- _Stated goal_:
Reproduce the listing below exactly, beginning with its first line and ending with the line that holds "from matplotlib.lines import Line2D"; pictures are not part of the copy.

- _Provided data_:
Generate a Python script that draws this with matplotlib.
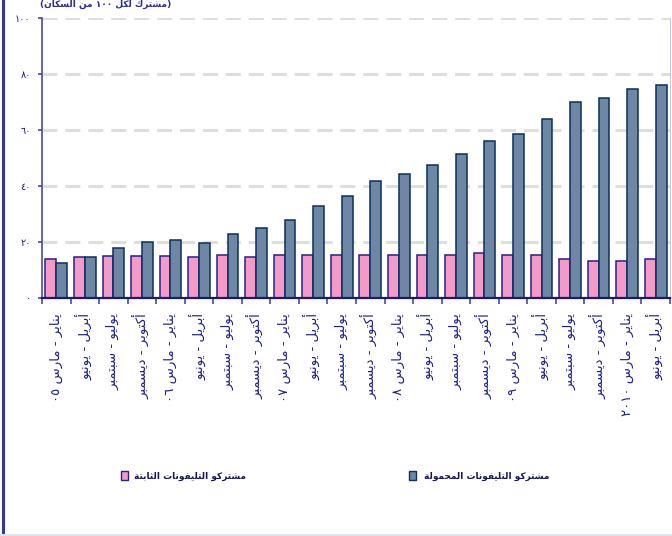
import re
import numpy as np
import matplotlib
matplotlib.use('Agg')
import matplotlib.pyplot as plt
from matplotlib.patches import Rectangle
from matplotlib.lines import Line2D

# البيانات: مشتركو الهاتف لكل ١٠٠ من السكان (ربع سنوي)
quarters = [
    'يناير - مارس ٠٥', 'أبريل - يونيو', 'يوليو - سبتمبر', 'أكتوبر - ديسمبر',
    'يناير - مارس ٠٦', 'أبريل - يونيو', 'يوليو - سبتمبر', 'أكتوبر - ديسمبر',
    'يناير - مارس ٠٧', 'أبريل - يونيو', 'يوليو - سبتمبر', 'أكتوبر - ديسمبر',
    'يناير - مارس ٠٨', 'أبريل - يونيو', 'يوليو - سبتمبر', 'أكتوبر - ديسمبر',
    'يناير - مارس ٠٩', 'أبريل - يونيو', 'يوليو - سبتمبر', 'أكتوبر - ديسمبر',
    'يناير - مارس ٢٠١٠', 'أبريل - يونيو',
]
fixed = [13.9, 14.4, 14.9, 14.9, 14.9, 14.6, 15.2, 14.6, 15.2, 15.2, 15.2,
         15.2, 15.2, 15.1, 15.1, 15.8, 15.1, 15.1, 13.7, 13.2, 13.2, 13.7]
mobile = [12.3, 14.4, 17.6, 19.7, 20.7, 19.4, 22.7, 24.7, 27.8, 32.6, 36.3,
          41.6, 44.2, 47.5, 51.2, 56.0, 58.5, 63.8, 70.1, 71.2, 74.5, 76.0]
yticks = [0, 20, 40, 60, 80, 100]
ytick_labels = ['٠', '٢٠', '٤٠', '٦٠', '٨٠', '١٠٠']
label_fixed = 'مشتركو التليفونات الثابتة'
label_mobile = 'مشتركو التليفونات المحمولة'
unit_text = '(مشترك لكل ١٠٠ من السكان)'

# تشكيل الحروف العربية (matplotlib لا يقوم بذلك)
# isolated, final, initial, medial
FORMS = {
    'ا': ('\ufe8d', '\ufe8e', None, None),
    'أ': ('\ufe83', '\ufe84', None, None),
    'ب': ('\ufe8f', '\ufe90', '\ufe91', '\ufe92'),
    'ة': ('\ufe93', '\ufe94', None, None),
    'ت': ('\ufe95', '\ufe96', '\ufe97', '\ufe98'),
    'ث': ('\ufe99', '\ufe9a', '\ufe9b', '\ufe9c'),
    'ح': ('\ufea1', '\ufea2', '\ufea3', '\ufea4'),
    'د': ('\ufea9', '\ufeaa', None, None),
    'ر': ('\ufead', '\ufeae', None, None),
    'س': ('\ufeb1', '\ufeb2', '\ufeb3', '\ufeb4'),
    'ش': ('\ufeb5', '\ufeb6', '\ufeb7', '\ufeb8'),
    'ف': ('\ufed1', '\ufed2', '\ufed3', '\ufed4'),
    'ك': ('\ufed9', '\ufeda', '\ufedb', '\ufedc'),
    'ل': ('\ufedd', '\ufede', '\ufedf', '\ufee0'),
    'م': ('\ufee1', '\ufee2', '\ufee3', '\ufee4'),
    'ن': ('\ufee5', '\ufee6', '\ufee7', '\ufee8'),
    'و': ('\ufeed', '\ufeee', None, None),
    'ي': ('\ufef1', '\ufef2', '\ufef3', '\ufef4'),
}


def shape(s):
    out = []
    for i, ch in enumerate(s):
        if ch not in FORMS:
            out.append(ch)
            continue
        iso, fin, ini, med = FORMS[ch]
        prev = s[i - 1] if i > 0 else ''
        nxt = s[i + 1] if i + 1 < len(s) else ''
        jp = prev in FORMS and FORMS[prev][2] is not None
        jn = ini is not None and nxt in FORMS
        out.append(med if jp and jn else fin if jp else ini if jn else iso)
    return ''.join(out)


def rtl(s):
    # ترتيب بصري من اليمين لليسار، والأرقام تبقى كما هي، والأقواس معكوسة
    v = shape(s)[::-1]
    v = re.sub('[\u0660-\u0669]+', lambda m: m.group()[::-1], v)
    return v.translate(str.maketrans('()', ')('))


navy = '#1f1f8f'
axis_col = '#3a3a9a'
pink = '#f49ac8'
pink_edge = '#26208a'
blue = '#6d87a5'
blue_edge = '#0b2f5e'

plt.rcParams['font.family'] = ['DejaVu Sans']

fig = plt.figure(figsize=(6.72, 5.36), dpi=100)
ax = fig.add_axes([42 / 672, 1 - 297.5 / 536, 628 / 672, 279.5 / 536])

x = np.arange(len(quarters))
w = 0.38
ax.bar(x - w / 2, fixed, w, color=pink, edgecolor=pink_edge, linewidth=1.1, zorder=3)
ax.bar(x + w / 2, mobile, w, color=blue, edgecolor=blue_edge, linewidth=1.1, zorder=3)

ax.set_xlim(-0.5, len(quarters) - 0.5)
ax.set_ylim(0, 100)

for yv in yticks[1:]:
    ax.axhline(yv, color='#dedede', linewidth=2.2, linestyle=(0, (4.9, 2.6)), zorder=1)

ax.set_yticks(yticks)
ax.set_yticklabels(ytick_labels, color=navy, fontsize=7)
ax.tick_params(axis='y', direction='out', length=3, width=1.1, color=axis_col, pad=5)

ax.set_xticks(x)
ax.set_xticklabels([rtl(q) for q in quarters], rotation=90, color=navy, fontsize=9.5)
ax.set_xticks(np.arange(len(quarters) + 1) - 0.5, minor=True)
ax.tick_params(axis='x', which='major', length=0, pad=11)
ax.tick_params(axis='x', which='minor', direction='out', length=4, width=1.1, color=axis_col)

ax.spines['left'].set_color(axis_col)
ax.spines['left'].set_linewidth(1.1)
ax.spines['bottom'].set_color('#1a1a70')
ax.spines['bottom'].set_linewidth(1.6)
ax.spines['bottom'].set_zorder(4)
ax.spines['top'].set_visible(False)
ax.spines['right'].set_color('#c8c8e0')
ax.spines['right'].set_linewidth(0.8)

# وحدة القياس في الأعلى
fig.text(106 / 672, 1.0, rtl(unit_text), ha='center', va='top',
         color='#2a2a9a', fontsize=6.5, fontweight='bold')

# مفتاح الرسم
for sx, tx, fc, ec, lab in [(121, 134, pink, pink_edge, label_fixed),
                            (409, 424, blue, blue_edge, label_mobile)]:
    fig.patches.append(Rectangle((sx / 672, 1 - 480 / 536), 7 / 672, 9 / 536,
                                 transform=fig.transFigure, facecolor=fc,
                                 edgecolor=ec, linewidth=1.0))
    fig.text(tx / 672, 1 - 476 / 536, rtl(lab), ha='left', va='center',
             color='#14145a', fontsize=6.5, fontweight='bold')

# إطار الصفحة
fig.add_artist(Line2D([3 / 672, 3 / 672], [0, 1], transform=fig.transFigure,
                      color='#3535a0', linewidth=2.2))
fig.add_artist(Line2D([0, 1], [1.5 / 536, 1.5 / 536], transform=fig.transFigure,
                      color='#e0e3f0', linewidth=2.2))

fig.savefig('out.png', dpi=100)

- _Output below_:
Generate a Python script that draws this with matplotlib.
import re
import numpy as np
import matplotlib
matplotlib.use('Agg')
import matplotlib.pyplot as plt
from matplotlib.patches import Rectangle
from matplotlib.lines import Line2D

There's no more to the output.